Columbus, MS on the other hand with a population of 23,640 which is 59.8% Black and 36.9% White had 3 infants died in 2010 they were all black. That may not appear to be a large number but as the Mississippi State Legislature and MS Governor Bryant have passed a law essentially outlawing abortion in Mississippi and according to them even one abortion is too many then 3 dead black babies should also be too many. 

Please remember we are talking about lives and 3 dead black babies is the tip of the iceberg, in 2010:
  • Our 15-24 year olds died at the rate of 2 whites for every 4 blacks in Columbus.
  • Our 15-24 year olds are not dying in Wiggins.
  • Our 34-44 year olds died at the rate of 0 whites for every 5 blacks in Columbus.
  • Our 34-44 year olds died at the rate of 2 whites with no (zero) blacks dying in Wiggins.
  • Our 45-54 year olds died at the rate of 4 whites for every 14 blacks in Columbus.
  • Our 45-54 year olds are not dying in Wiggins.
  • Our 55-64 year olds died at the rate of 12 whites for every 28 blacks in Columbus.
  • Our 55-64 year olds died at the rate of 9 whites for every 4 black in Wiggins.
  • Our 65-74 year olds died at the rate of 18 whites for every 26 blacks in Columbus.
  • Our 64-74 year olds died at the rate of 10 whites for every 3 blacks in Wiggins.

Environmental contamination is the linking factor and the number of white deaths should at least have our regulatory agencies taking a second look at these communities.

Image of the Wiggins Site to be Cleaned-Up : 
Note the Pools in the Back yard of large homes
behind the forest of pine trees.
 

 

In Wiggins, MS a company named Southern Pine Wood Preserving began creosote operations in 1960 and ceased in 1984 contaminating 5.5 acres at 1418 College Avenue, Wiggins, and MS. Please note that no residential property was contaminated.
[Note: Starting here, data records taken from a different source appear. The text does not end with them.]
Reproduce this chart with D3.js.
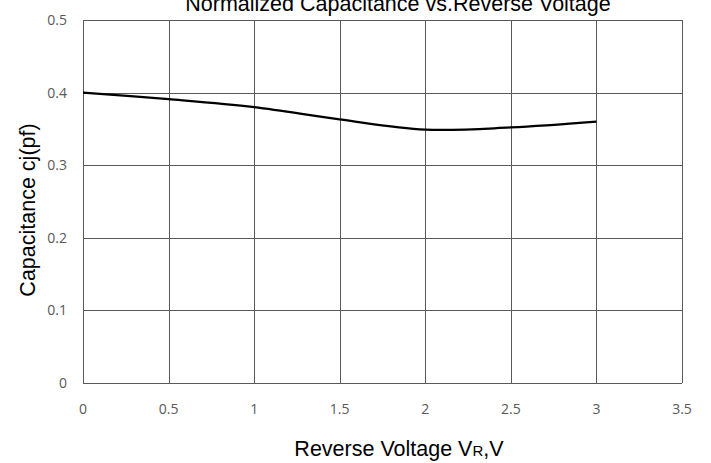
<!DOCTYPE html>
<html lang="en">
<head>
<meta charset="utf-8">
<title>Normalized Capacitance vs. Reverse Voltage</title>
<script src="https://d3js.org/d3.v7.min.js"></script>
<style>
  body { margin: 0; background: #fff; }
</style>
</head>
<body>
<script>
  // data
  var voltage = [0, 0.5, 1, 1.5, 2, 2.5, 3];
  var capacitance = [0.400, 0.391, 0.380, 0.363, 0.349, 0.352, 0.360];
  var xTicks = [0, 0.5, 1, 1.5, 2, 2.5, 3, 3.5];
  var yTicks = [0, 0.1, 0.2, 0.3, 0.4, 0.5];

  var width = 711, height = 463;
  var margin = {top: 20, right: 29, bottom: 80, left: 83};

  var svg = d3.select("body").append("svg")
      .attr("width", width)
      .attr("height", height);

  var x = d3.scaleLinear().domain([0, 3.5]).range([margin.left, width - margin.right]);
  var y = d3.scaleLinear().domain([0, 0.5]).range([height - margin.bottom, margin.top]);

  var gridColor = "#595959";

  // vertical grid
  svg.append("g").selectAll("line")
      .data(xTicks)
      .join("line")
      .attr("x1", d => Math.round(x(d)) + 0.5)
      .attr("x2", d => Math.round(x(d)) + 0.5)
      .attr("y1", y(0.5))
      .attr("y2", y(0))
      .attr("stroke", gridColor)
      .attr("stroke-width", 1);

  // horizontal grid
  svg.append("g").selectAll("line")
      .data(yTicks)
      .join("line")
      .attr("x1", x(0))
      .attr("x2", x(3.5))
      .attr("y1", d => Math.round(y(d)) + 0.5)
      .attr("y2", d => Math.round(y(d)) + 0.5)
      .attr("stroke", gridColor)
      .attr("stroke-width", 1);

  // tick labels
  svg.append("g").selectAll("text")
      .data(xTicks)
      .join("text")
      .attr("x", d => x(d))
      .attr("y", y(0) + 31)
      .attr("text-anchor", "middle")
      .attr("font-family", "'Open Sans', sans-serif")
      .attr("font-size", 14)
      .attr("fill", "#595959")
      .text(d => d);

  svg.append("g").selectAll("text")
      .data(yTicks)
      .join("text")
      .attr("x", margin.left - 16)
      .attr("y", d => y(d) + 5)
      .attr("text-anchor", "end")
      .attr("font-family", "'Open Sans', sans-serif")
      .attr("font-size", 14)
      .attr("fill", "#595959")
      .text(d => d);

  // curve
  var line = d3.line()
      .x((d, i) => x(voltage[i]))
      .y(d => y(d))
      .curve(d3.curveCatmullRom.alpha(0.5));

  svg.append("path")
      .datum(capacitance)
      .attr("d", line)
      .attr("fill", "none")
      .attr("stroke", "#000")
      .attr("stroke-width", 2.25);

  // title
  svg.append("text")
      .attr("x", 398)
      .attr("y", 11)
      .attr("text-anchor", "middle")
      .attr("font-family", "'Liberation Sans', Arial, sans-serif")
      .attr("font-size", 21.5)
      .attr("fill", "#000")
      .text("Normalized Capacitance vs.Reverse Voltage");

  // x axis label
  var xl = svg.append("text")
      .attr("x", 399)
      .attr("y", 456)
      .attr("text-anchor", "middle")
      .attr("font-family", "'Liberation Sans', Arial, sans-serif")
      .attr("font-size", 21.5)
      .attr("fill", "#000");
  xl.append("tspan").text("Reverse Voltage V");
  xl.append("tspan").attr("font-size", 15).text("R");
  xl.append("tspan").text(",V");

  // y axis label
  svg.append("text")
      .attr("transform", "translate(35," + 210 + ") rotate(-90)")
      .attr("text-anchor", "middle")
      .attr("font-family", "'Liberation Sans', Arial, sans-serif")
      .attr("font-size", 21.5)
      .attr("fill", "#000")
      .text("Capacitance cj(pf)");
</script>
</body>
</html>
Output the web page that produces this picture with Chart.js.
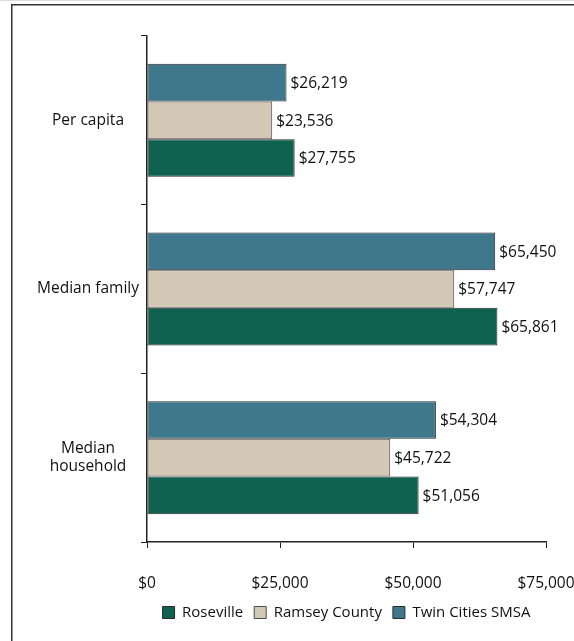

The Mississippi Department of Environmental Quality (MDEQ) referred the site to EPA Region 4 in November of 2008. MDEQ and EPA Region 4 agreed the site posed a threat to public health and the environment despite the majority of the site being heavily vegetated with pine trees. This site has a history with MDEQ. MDEQ approved a closure plan in December 1984; the creosote pond was clean-closed in February 1987 and no longer subject to the hazardous waste regulations. In March 1987, EPA questioned the clean closure and issued a Complaint Order in November 1989. The Case went to Court and EPA Region 4 lost on appeal because the Company testified that MDEQ had provided the company with a Clean Closure Designation. Finally, in August 2007, MDEQ returned to the site, collected soil/sediment samples declared the site an emergency and referred the site to EPA's Emergency Response Branch in November, 2008.  
 
 
Images of Wiggins Site:
Image 1 & 2 Show How Site Looked Prior to Clean-up. Image 3 Shows Site After Clean-Up
 
 
The Budget for the emergency response was $3,372,000. The Emergency project started 9/14/2009 and the cleanup was completed 3/28/2010. Wiggins does not have a Superfund Designation and we can readily see that large homes with pools in the back yard must be protected before poor black communities with actual residential contamination such as that in Columbus, MS.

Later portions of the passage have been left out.